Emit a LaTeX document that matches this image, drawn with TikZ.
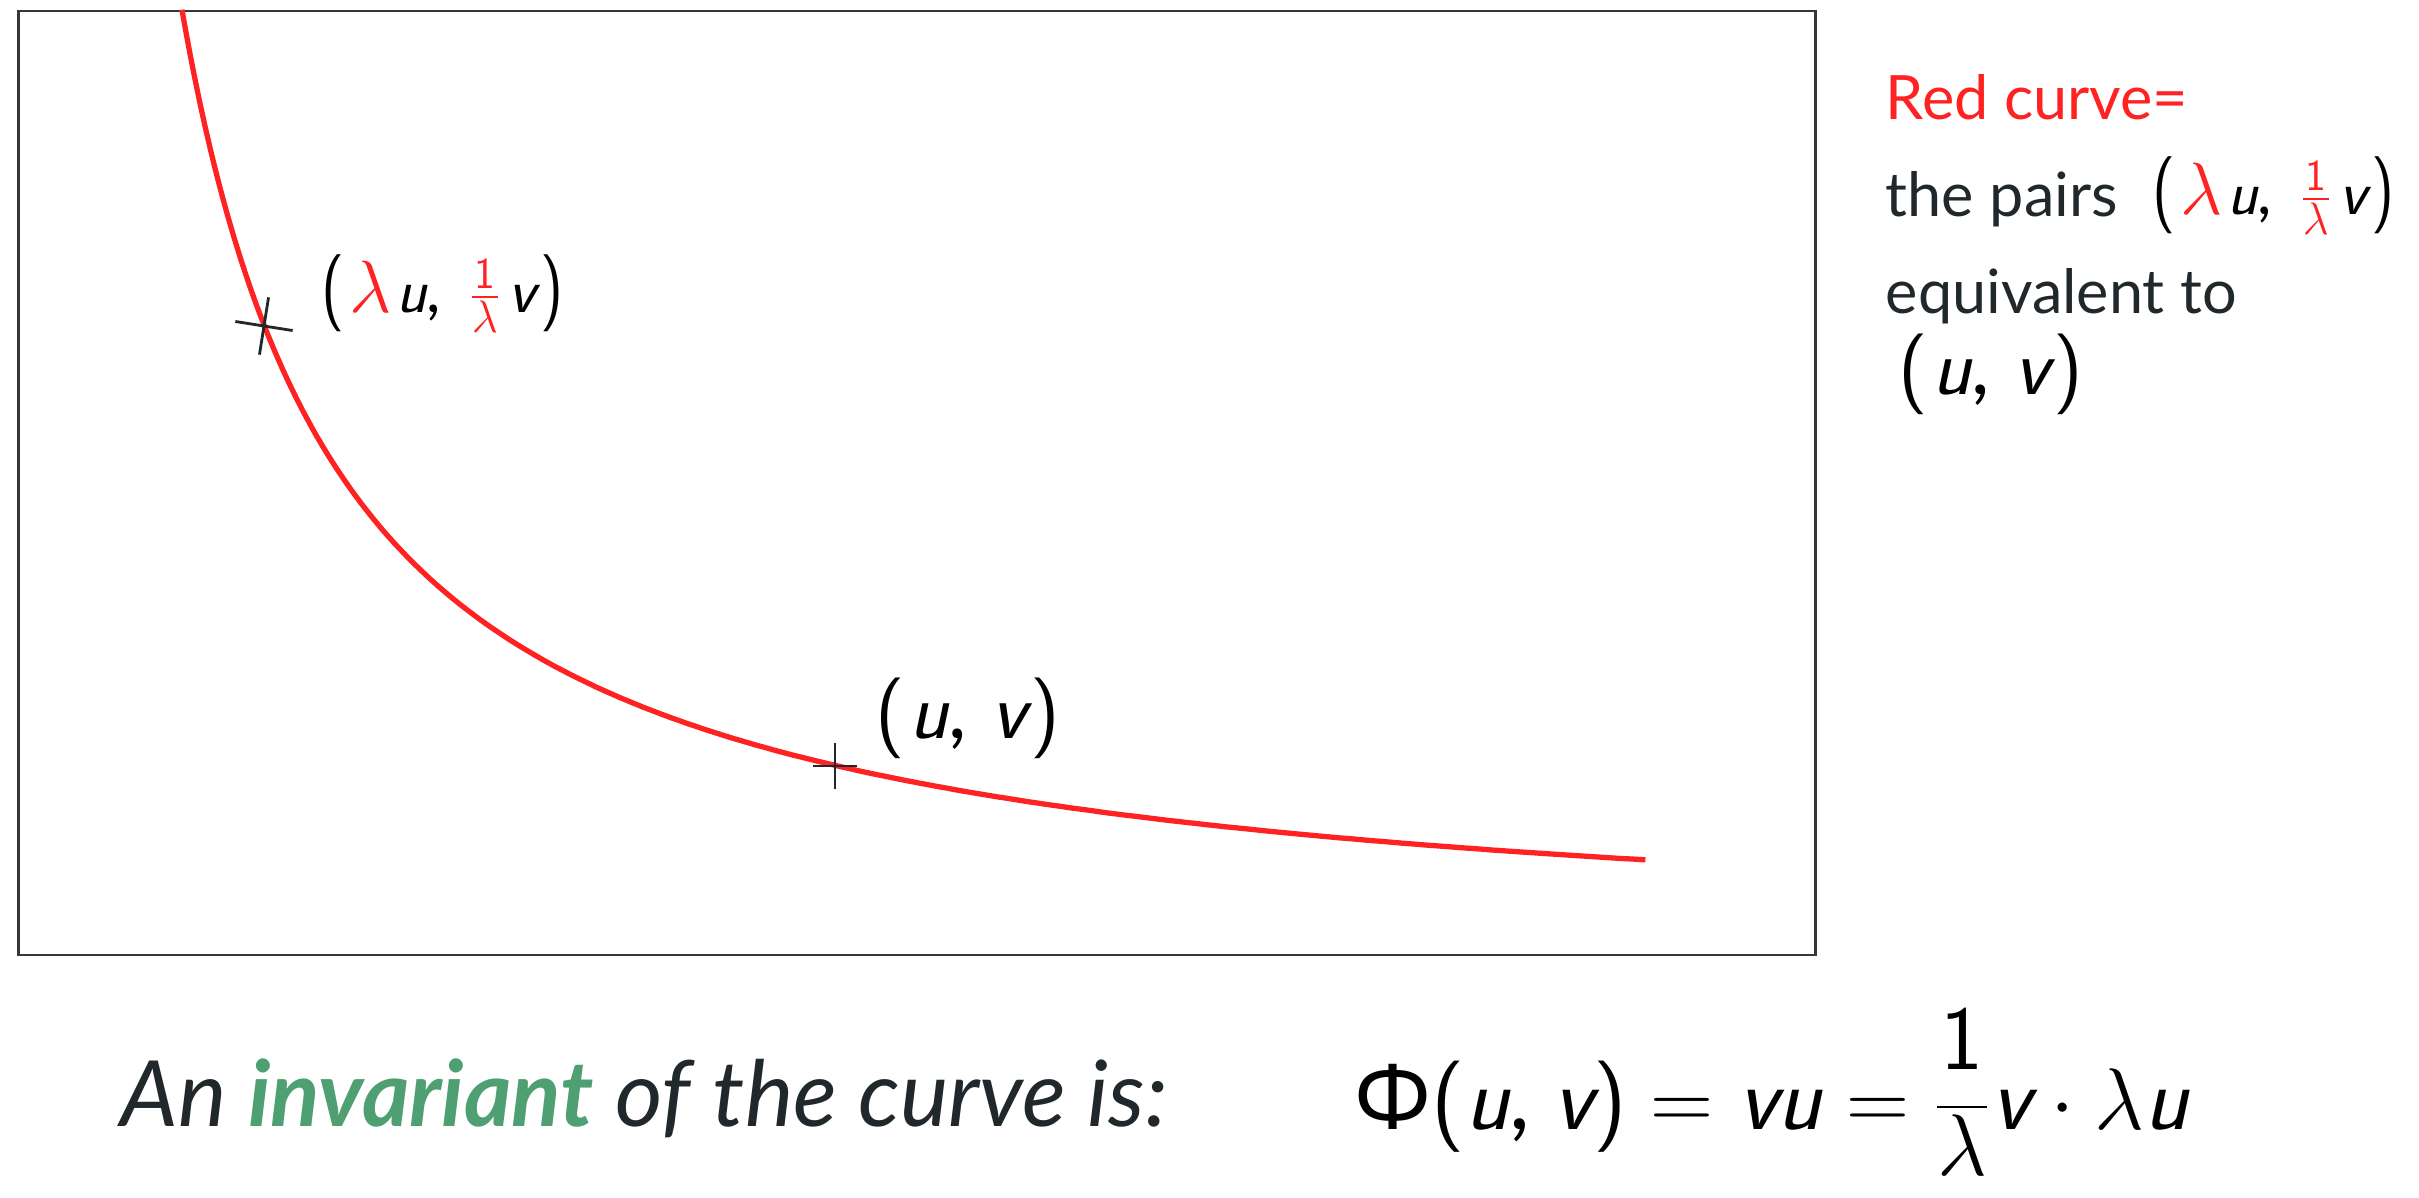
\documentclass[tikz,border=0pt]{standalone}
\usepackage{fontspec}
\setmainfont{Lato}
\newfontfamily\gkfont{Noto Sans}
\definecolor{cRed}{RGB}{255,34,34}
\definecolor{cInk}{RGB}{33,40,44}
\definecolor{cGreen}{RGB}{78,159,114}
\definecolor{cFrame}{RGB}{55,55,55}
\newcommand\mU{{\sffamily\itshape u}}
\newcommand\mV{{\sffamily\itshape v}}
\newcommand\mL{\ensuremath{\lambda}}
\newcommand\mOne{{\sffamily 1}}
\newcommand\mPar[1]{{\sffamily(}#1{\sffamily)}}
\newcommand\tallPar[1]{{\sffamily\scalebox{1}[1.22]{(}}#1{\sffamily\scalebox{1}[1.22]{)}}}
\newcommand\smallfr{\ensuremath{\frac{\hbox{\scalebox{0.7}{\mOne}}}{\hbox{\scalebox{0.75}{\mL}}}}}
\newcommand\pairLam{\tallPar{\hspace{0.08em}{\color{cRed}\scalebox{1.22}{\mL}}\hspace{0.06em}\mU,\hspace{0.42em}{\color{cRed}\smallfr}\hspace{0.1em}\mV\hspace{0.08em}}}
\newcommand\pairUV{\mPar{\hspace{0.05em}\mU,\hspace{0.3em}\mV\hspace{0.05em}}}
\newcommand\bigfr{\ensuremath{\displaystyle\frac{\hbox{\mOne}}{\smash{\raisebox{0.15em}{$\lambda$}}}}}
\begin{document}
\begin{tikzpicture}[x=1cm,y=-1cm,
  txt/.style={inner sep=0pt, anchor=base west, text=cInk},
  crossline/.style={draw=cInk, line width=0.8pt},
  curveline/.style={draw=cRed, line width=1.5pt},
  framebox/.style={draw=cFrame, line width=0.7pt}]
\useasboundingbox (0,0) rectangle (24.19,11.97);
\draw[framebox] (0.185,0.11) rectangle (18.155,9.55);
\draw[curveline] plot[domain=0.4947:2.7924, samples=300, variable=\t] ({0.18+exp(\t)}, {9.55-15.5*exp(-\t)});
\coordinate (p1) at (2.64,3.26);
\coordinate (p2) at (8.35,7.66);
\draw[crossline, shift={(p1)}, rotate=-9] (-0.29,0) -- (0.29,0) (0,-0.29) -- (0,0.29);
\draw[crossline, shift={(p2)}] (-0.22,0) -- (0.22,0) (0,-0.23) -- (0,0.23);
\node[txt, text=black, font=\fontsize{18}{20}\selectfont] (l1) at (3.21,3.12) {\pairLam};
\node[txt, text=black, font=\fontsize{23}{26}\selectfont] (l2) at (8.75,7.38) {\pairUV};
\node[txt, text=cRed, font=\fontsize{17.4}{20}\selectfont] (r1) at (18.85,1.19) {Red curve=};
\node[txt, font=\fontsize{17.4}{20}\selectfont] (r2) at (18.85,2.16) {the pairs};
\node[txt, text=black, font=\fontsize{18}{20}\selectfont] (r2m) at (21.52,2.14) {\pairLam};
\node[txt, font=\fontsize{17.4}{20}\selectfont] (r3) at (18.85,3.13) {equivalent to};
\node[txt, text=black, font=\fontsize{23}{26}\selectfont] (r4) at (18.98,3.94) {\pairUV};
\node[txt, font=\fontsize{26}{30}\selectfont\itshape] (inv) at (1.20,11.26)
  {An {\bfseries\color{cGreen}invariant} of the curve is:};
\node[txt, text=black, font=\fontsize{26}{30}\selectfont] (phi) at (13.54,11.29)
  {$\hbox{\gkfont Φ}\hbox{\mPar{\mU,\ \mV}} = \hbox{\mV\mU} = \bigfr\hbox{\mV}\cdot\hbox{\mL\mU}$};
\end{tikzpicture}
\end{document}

-=-=-

- REQUIREMENT: Are you able to set down all the lines above exactly, without any pictures?

- RESPONSE BELOW:
Emit a LaTeX document that matches this image, drawn with TikZ.
\documentclass[tikz,border=0pt]{standalone}
\usepackage{fontspec}
\setmainfont{Lato}
\newfontfamily\gkfont{Noto Sans}
\definecolor{cRed}{RGB}{255,34,34}
\definecolor{cInk}{RGB}{33,40,44}
\definecolor{cGreen}{RGB}{78,159,114}
\definecolor{cFrame}{RGB}{55,55,55}
\newcommand\mU{{\sffamily\itshape u}}
\newcommand\mV{{\sffamily\itshape v}}
\newcommand\mL{\ensuremath{\lambda}}
\newcommand\mOne{{\sffamily 1}}
\newcommand\mPar[1]{{\sffamily(}#1{\sffamily)}}
\newcommand\tallPar[1]{{\sffamily\scalebox{1}[1.22]{(}}#1{\sffamily\scalebox{1}[1.22]{)}}}
\newcommand\smallfr{\ensuremath{\frac{\hbox{\scalebox{0.7}{\mOne}}}{\hbox{\scalebox{0.75}{\mL}}}}}
\newcommand\pairLam{\tallPar{\hspace{0.08em}{\color{cRed}\scalebox{1.22}{\mL}}\hspace{0.06em}\mU,\hspace{0.42em}{\color{cRed}\smallfr}\hspace{0.1em}\mV\hspace{0.08em}}}
\newcommand\pairUV{\mPar{\hspace{0.05em}\mU,\hspace{0.3em}\mV\hspace{0.05em}}}
\newcommand\bigfr{\ensuremath{\displaystyle\frac{\hbox{\mOne}}{\smash{\raisebox{0.15em}{$\lambda$}}}}}
\begin{document}
\begin{tikzpicture}[x=1cm,y=-1cm,
  txt/.style={inner sep=0pt, anchor=base west, text=cInk},
  crossline/.style={draw=cInk, line width=0.8pt},
  curveline/.style={draw=cRed, line width=1.5pt},
  framebox/.style={draw=cFrame, line width=0.7pt}]
\useasboundingbox (0,0) rectangle (24.19,11.97);
\draw[framebox] (0.185,0.11) rectangle (18.155,9.55);
\draw[curveline] plot[domain=0.4947:2.7924, samples=300, variable=\t] ({0.18+exp(\t)}, {9.55-15.5*exp(-\t)});
\coordinate (p1) at (2.64,3.26);
\coordinate (p2) at (8.35,7.66);
\draw[crossline, shift={(p1)}, rotate=-9] (-0.29,0) -- (0.29,0) (0,-0.29) -- (0,0.29);
\draw[crossline, shift={(p2)}] (-0.22,0) -- (0.22,0) (0,-0.23) -- (0,0.23);
\node[txt, text=black, font=\fontsize{18}{20}\selectfont] (l1) at (3.21,3.12) {\pairLam};
\node[txt, text=black, font=\fontsize{23}{26}\selectfont] (l2) at (8.75,7.38) {\pairUV};
\node[txt, text=cRed, font=\fontsize{17.4}{20}\selectfont] (r1) at (18.85,1.19) {Red curve=};
\node[txt, font=\fontsize{17.4}{20}\selectfont] (r2) at (18.85,2.16) {the pairs};
\node[txt, text=black, font=\fontsize{18}{20}\selectfont] (r2m) at (21.52,2.14) {\pairLam};
\node[txt, font=\fontsize{17.4}{20}\selectfont] (r3) at (18.85,3.13) {equivalent to};
\node[txt, text=black, font=\fontsize{23}{26}\selectfont] (r4) at (18.98,3.94) {\pairUV};
\node[txt, font=\fontsize{26}{30}\selectfont\itshape] (inv) at (1.20,11.26)
  {An {\bfseries\color{cGreen}invariant} of the curve is:};
\node[txt, text=black, font=\fontsize{26}{30}\selectfont] (phi) at (13.54,11.29)
  {$\hbox{\gkfont Φ}\hbox{\mPar{\mU,\ \mV}} = \hbox{\mV\mU} = \bigfr\hbox{\mV}\cdot\hbox{\mL\mU}$};
\end{tikzpicture}
\end{document}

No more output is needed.